Diagnostic Accuracy of Deep Learning for Automated Detection of Spinal Degenerative Disease on MRI: A Systematic Review and Meta-Analysis.
Authors
Affiliations (10)
Affiliations (10)
- School of Medicine, College of Medicine and Health Sciences, Bahir Dar University, Bahir Dar, Ethiopia. [email protected].
- EPIC Health Systems, Addis Ababa, Ethiopia. [email protected].
- Indira Gandhi Government Medical College & Hospital, Nagpur, Maharashtra, India.
- School of Public Health, Washington University in St. Louis, Saint Louis, MO, USA.
- School of Medicine, College of Health Sciences, Addis Ababa University, Addis Ababa, Ethiopia.
- Johns Hopkins Bloomberg School of Public Health, Baltimore, USA.
- School of Medicine, Hayat Medical College, Addis Ababa, Ethiopia.
- Rollins School of Public Health, Emory University, Atlanta, GA, USA.
- School of Medicine and Public Health, College of Health, Medicine and Wellbeing, The University of Newcastle, Newcastle, NSW, Australia.
- Amhara Regional Health Bureau, Amhara, Ethiopia.
Abstract
This study aims to estimate the diagnostic accuracy of deep learning (DL) models for automated detection/classification of spinal degenerative disease (SDD) on spine MRI and explore clinically relevant heterogeneity. We searched Ovid MEDLINE, Ovid Embase and Web of Science (January 2010-5 December 2025) for diagnostic accuracy studies of DL applied to spine MRI with reconstructible 2 × 2 data (TP/FP/FN/TN). Risk of bias was assessed with QUADAS-2. Pooled sensitivity and specificity were synthesised using hierarchical bivariate/HSROC models with a prespecified arm-selection hierarchy. Prespecified subgroup/sensitivity analyses examined spinal region, severity threshold, validation type and target focus. Fourteen studies (2020-2025) were included from 2363 records. Sample sizes ranged from 29 to 2991. Overall pooled sensitivity was 0.94 (95% CI 0.89-0.97) and specificity 0.95 (0.90-0.97) (LR + 17.5; LR - 0.06). Stenosis-focused studies showed lower pooled sensitivity/specificity (0.88/0.92) than studies targeting broader degenerative changes (0.96/0.96). Excluding small studies (n ≤ 50) yielded similar estimates (sensitivity 0.95; specificity 0.95; 12 studies). No study was low risk across all QUADAS-2 domains; 9/14 had ≥ 1 high-risk domain. Deeks' test showed no evidence of small-study effects (p = 0.28).
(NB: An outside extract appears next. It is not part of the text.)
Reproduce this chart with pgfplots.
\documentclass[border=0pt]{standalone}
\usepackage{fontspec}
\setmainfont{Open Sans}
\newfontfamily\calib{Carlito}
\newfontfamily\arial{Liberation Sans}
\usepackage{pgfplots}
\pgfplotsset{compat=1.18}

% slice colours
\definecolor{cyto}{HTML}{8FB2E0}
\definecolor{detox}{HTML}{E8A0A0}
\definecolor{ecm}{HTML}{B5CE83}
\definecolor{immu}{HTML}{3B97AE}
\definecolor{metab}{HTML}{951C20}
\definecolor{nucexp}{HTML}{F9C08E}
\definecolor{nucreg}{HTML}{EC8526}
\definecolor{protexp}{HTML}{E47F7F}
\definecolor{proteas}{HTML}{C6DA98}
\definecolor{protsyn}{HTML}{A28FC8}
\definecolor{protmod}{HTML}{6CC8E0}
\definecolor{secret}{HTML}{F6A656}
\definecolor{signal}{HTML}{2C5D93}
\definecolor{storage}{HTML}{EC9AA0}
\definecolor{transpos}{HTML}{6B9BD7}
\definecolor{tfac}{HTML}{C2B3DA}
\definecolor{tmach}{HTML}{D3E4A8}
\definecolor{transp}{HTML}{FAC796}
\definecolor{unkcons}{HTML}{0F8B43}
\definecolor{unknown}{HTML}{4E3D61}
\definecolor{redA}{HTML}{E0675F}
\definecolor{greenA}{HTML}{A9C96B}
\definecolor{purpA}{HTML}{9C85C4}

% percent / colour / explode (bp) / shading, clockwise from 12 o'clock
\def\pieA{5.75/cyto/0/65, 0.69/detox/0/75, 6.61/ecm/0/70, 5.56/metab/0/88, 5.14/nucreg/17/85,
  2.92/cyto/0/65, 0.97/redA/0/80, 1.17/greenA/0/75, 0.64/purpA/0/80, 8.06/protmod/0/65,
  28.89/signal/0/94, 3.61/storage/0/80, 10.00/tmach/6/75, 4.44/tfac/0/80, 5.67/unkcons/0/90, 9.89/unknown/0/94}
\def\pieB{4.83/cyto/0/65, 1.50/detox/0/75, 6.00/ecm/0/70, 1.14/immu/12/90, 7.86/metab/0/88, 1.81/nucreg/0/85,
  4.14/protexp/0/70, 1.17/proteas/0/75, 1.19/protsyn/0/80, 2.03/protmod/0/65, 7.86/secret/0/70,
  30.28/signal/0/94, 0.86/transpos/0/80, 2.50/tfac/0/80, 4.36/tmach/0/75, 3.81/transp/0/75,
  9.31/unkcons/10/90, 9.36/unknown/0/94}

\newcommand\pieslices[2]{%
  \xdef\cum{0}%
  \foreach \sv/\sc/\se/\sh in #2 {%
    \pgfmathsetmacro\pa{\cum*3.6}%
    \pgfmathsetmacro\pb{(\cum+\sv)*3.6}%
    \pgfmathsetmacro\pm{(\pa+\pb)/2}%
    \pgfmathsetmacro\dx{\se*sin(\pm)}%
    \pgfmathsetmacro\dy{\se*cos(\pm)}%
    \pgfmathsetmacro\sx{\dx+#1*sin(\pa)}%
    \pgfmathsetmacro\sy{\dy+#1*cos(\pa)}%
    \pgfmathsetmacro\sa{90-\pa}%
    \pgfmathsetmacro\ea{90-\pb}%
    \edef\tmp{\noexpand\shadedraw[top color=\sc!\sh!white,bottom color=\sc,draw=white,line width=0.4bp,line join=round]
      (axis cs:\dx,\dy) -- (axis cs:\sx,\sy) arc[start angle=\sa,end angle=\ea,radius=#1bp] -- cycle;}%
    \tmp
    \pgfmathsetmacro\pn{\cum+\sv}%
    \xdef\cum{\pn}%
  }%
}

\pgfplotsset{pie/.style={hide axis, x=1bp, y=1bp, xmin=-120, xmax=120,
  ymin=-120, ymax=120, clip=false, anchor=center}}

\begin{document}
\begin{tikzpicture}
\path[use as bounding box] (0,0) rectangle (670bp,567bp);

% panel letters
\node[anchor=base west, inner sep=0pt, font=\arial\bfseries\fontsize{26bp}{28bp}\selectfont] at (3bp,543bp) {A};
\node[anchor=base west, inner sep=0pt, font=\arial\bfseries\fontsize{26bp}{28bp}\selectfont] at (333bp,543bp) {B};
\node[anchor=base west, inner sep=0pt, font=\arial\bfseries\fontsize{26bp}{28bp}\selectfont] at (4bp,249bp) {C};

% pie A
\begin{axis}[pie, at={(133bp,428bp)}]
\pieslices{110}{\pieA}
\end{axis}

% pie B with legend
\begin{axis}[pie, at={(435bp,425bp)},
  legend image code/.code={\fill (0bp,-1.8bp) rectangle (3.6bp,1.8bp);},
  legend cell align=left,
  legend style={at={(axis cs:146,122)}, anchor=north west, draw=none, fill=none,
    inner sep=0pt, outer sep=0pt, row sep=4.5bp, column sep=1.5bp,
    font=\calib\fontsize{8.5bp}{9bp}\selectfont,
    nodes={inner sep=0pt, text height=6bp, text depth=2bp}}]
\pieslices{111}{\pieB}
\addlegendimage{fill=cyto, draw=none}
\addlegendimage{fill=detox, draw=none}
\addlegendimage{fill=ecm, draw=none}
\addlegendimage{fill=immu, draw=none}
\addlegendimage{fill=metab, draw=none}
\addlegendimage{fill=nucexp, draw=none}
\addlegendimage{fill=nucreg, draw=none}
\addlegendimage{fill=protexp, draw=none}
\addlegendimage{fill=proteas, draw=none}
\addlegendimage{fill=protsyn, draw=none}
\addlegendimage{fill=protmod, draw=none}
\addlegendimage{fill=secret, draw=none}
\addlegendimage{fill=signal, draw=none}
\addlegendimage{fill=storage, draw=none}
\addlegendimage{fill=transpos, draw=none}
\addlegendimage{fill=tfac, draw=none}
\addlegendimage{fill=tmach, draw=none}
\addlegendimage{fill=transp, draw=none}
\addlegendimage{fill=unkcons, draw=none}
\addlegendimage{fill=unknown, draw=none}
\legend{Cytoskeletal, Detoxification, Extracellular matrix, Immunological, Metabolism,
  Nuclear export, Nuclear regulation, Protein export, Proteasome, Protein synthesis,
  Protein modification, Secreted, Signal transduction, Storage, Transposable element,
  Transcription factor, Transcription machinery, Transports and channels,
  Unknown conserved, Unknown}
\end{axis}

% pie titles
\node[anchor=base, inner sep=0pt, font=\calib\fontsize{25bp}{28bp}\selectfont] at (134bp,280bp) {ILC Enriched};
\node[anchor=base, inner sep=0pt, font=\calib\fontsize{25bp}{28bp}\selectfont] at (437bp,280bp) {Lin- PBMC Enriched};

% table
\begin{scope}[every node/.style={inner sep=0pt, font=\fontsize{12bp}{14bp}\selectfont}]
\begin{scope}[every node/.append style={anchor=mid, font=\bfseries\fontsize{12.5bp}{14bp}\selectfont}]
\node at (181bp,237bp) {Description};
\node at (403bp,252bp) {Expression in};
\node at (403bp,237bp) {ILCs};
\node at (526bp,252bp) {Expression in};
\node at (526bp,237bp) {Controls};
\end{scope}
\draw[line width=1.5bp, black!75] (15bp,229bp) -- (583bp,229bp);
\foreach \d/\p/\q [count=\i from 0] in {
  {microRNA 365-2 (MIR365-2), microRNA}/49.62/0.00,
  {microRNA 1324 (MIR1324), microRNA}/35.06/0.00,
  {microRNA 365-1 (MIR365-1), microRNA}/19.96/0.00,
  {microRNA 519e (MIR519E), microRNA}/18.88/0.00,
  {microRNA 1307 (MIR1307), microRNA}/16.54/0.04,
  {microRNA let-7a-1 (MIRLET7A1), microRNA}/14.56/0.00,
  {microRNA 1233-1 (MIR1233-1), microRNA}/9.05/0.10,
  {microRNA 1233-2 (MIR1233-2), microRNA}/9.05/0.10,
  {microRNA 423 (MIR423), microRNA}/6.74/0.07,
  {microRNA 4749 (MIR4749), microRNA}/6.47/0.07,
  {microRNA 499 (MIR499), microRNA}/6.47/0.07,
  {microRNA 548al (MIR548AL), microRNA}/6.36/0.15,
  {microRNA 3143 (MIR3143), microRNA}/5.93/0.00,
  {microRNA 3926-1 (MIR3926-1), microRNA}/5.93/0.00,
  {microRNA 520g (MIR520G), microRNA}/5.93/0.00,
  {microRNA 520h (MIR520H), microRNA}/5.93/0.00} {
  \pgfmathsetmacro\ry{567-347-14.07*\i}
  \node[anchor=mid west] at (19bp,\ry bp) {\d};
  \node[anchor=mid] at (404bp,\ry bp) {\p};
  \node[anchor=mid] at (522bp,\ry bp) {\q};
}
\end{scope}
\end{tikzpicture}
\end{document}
DL models show high pooled accuracy for SDD detection on MRI, but clinical readiness is constrained by risk of bias, predominantly retrospective single-centre designs, subjective reference standards and limited external validation; prospective multicentre evaluations with prespecified clinically meaningful thresholds are needed.